Through my training, I have learned the importance of presenting Makaton supported work to everyone which means engaging children and their families is an important part of continuing learning after the event. People like to learn in different ways and alongside the signing, I created a symbol and word slideshow which mirrored my signing to the song ‘Digital Love’, Daft Punk. This work was supported by Arts Council England, although the first draft stages of this symbol translation were made possible through my work with Helen Adams, a-n Artist Bursary.
Impact on practice
This bursary has had a significant impact on my practice and funded specialised training and going to see a Makaton signed theatre show outside of the North West.

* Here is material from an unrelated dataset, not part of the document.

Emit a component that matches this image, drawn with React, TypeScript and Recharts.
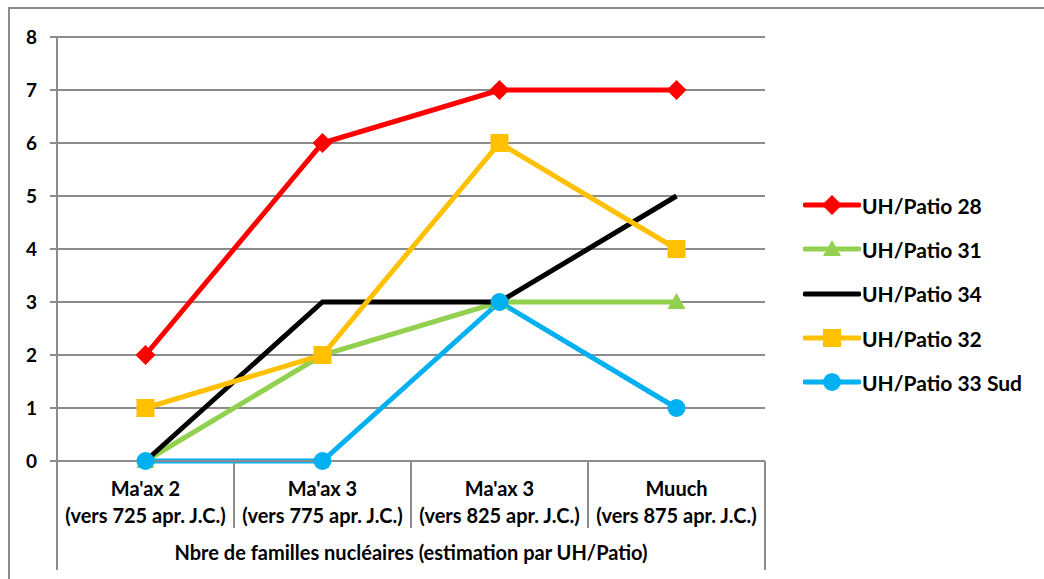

I have quickly reached a competent standard in Makaton signing and I submitted an application to the Makaton Charity to go for Makaton Friendly status which I can proudly say that I have achieved and I am now a Makaton Friendly Performance Artist. With gaining interest in my work and building confidence in myself I felt it was the right time to go for additional support and applied to Arts Council England to continue this work and I was successful at achieving a Project Grant. I would not have been able to apply for this without the confirmed support from the a-n Artist Bursary. I am excited about the future of my practice and will be touring this work to the Orchards Specialist School in Trafford later this year.